For those who cannot make use of these tools, Heggie advises applying for assistance at 603 Legal Aid. Those who qualify can receive services from the Low-Income Taxpayer Project, including help filing the necessary 2020 tax return.
I want my credit at once, not in monthly payments.
That’s an easy one – sort of. You will have to “opt out” or “unenroll” from the monthly payments on the IRS website using the “child tax credit update portal,” which like the other IRS website pages can be complicated and requires you to create an account if you do not have one. And, unfortunately, you cannot create an account unless you verify your identity with some sort of credit account, such as a mortgage or car loan, or by setting up an id.me account. You must opt out by Aug. 2 to stop payments before the next one arrives Aug. 15. If you miss the deadline, you can unenroll before Aug. 30 to stop payments in September.
Who should opt out of monthly payments?
Some parents may prefer to get their credit in one lump sum if they are saving up for a big expense or have planned to use that money to pay off a large debt.
If your household circumstances have changed this year or will soon, or if your tax situation is different, you may want to opt out to avoid miscalculated payments. Alternatively, you can update your information on the child tax credit update portal. This may be an option for divorced parents who alternate claiming a child on their taxes.
“The parent with the children for the greatest amount of time in 2021 is the parent who should be getting the advance payments,” Heggie said. “But the IRS doesn’t have any information for 2021 yet because the year isn’t over yet. They are looking at the 2020 tax return.”

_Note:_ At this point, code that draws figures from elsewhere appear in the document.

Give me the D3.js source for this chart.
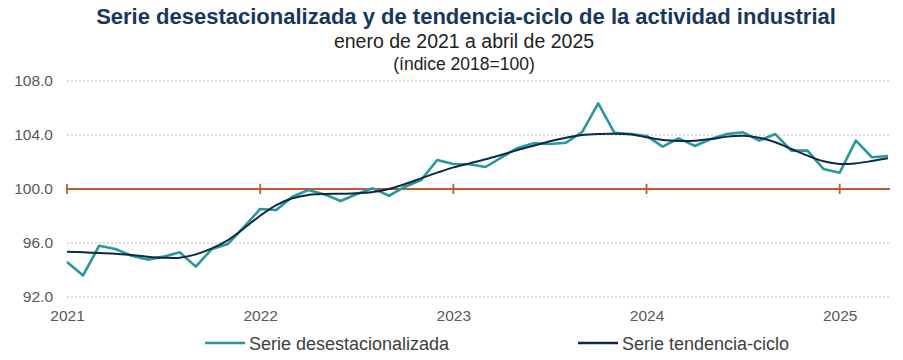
<!DOCTYPE html>
<html><head><meta charset="utf-8">
<script src="https://cdn.jsdelivr.net/npm/d3@7/dist/d3.min.js"></script>
<style>body{margin:0;background:#fff;}svg{display:block;font-family:"Liberation Sans",Arial,sans-serif;}</style>
</head><body>
<svg id="c" width="903" height="360"></svg>
<script>
const title = "Serie desestacionalizada y de tendencia-ciclo de la actividad industrial";
const subtitle = "enero de 2021 a abril de 2025";
const subtitle2 = "(índice 2018=100)";
const yearLabels = ["2021","2022","2023","2024","2025"];
const yTicks = [92, 96, 100, 104, 108];
const seriesNames = ["Serie desestacionalizada", "Serie tendencia-ciclo"];
const desest = [
 94.6, 93.6, 95.8, 95.55, 95.06, 94.77, 94.99, 95.31, 94.25, 95.56, 95.93, 97.2,
 98.52, 98.45, 99.43, 99.93, 99.6, 99.11, 99.63, 100.05, 99.5, 100.17, 100.67, 102.15,
 101.85, 101.83, 101.63, 102.35, 103.04, 103.38, 103.33, 103.43, 104.22, 106.35, 104.17, 104.07,
 103.93, 103.14, 103.75, 103.19, 103.7, 104.07, 104.2, 103.58, 104.07, 102.84, 102.84, 101.48,
 101.21, 103.58, 102.35, 102.44
];
const tendencia = [
 95.36, 95.31, 95.26, 95.21, 95.11, 94.99, 94.91, 94.91, 95.16, 95.6, 96.22, 97.09,
 98.02, 98.81, 99.31, 99.56, 99.63, 99.65, 99.68, 99.78, 100.0, 100.37, 100.79, 101.21,
 101.6, 101.9, 102.2, 102.54, 102.89, 103.21, 103.53, 103.8, 104.0, 104.08, 104.1, 104.05,
 103.83, 103.63, 103.56, 103.58, 103.7, 103.88, 103.95, 103.8, 103.46, 102.96, 102.47, 102.05,
 101.85, 101.9, 102.07, 102.27
];

const svg = d3.select("#c");
const x = d3.scaleLinear().domain([0, 51]).range([67, 888]);
const y = d3.scaleLinear().domain([92, 108]).range([297, 81]);

svg.append("text").attr("x", 466).attr("y", 24).attr("text-anchor","middle")
  .attr("font-size", 22).attr("font-weight","bold").attr("fill","#17375e").text(title);
svg.append("text").attr("x", 464).attr("y", 48).attr("text-anchor","middle")
  .attr("font-size", 19.5).attr("fill","#222").text(subtitle);
svg.append("text").attr("x", 464).attr("y", 70).attr("text-anchor","middle")
  .attr("font-size", 17.5).attr("fill","#222").text(subtitle2);

// gridlines
svg.append("g").selectAll("line").data(yTicks).join("line")
  .attr("x1", 67).attr("x2", 890)
  .attr("y1", d => y(d)).attr("y2", d => y(d))
  .attr("stroke", "#bfbfbf").attr("stroke-width", 1).attr("stroke-dasharray","2,2");

// y axis labels
const yAxis = d3.axisLeft(y).tickValues(yTicks).tickFormat(d3.format(".1f")).tickSize(0).tickPadding(0);
const yg = svg.append("g").attr("transform","translate(53,0)").call(yAxis);
yg.select(".domain").remove();
yg.selectAll("text").attr("font-size", 15.5).attr("fill","#595959").attr("font-family","Liberation Sans, Arial, sans-serif");

// x axis labels
const xAxis = d3.axisBottom(x).tickValues([0,12,24,36,48]).tickFormat((d,i)=>yearLabels[i]).tickSize(0).tickPadding(0);
const xg = svg.append("g").attr("transform","translate(0,310)").call(xAxis);
xg.select(".domain").remove();
xg.selectAll("text").attr("font-size", 15.5).attr("fill","#595959").attr("font-family","Liberation Sans, Arial, sans-serif");

// reference line at 100
svg.append("line").attr("x1", 67).attr("x2", 890).attr("y1", y(100)).attr("y2", y(100))
  .attr("stroke","#c55a28").attr("stroke-width", 2.2);
svg.append("g").selectAll("line").data([0,12,24,36,48]).join("line")
  .attr("x1", d=>x(d)).attr("x2", d=>x(d)).attr("y1", y(100)-5).attr("y2", y(100)+5)
  .attr("stroke","#c55a28").attr("stroke-width", 1.8);

// series
const lineD = d3.line().x((d,i)=>x(i)).y(d=>y(d));
const lineT = d3.line().x((d,i)=>x(i)).y(d=>y(d)).curve(d3.curveCatmullRom.alpha(0.5));
svg.append("path").datum(desest).attr("d", lineD).attr("fill","none")
  .attr("stroke","#27999a").attr("stroke-width", 2.6).attr("stroke-linejoin","round");
svg.append("path").datum(tendencia).attr("d", lineT).attr("fill","none")
  .attr("stroke","#0d2848").attr("stroke-width", 2).attr("stroke-linejoin","round");

// legend
const leg = [{n:seriesNames[0], c:"#27999a", x:205}, {n:seriesNames[1], c:"#0d2848", x:578}];
const lg = svg.append("g");
leg.forEach(l => {
  lg.append("line").attr("x1", l.x).attr("x2", l.x+40).attr("y1", 343).attr("y2", 343)
    .attr("stroke", l.c).attr("stroke-width", 2.6);
  lg.append("text").attr("x", l.x+44).attr("y", 350).attr("font-size", 18).attr("fill","#404040").text(l.n);
});
</script>
</body></html>
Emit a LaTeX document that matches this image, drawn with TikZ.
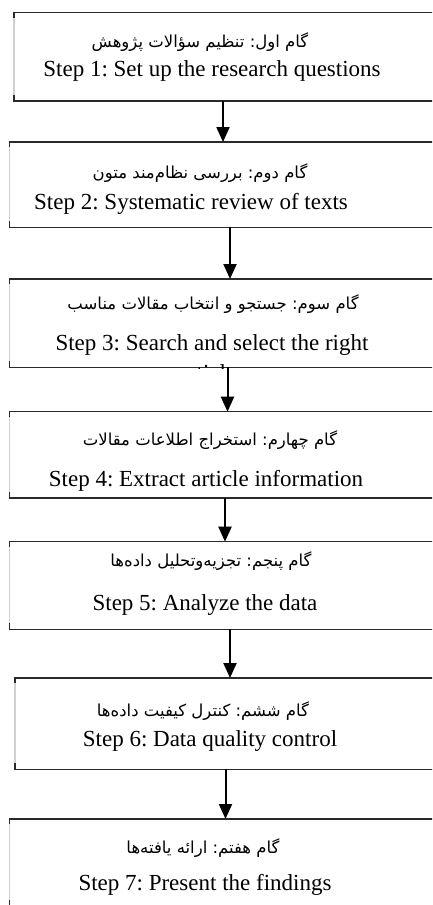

Will I have to pay this money back?
The answer is no for most parents.
Parents may have to pay back some of their tax credit if their household circumstances have changed and they no longer qualify for a credit or they qualify for a smaller credit. This could include parents whose income has increased and put them in a new bracket or families with a child who has turned 18 – and aged out of the tax credit program – since they filed their 2020 return.
To avoid surprises at tax time, parents can update their income and household circumstances through the child tax credit update portal or opt out and collect their credit when they file their 2021 tax return with the most up-to-date information.
Those who receive a greater credit than they qualify for may have to pay some or all the money back, Heggie said, depending on their 2021income and filing status. For example, a single filer earning $75,000 will need to pay back some of the money at tax time, while a couple earning $55,000 won’t need to pay anything back.
Is this change permanent?
No. The expanded child tax credit in the American Rescue Plan is good for only 2021. Democrats are pushing to extend it. While Republicans have historically supported the child tax credit, none voted for the American Rescue Plan and some have criticized it.
D’Allesandro and her MomsRising colleagues are pushing for an extension with the help of the state’s congressional delegation. “Right now there is strong momentum,” she said. “Some of the biggest champions are so convinced that this is going to be transformative that there is a strong commitment to extend it for an amount of time that is truly going to allow us to make that assessment.”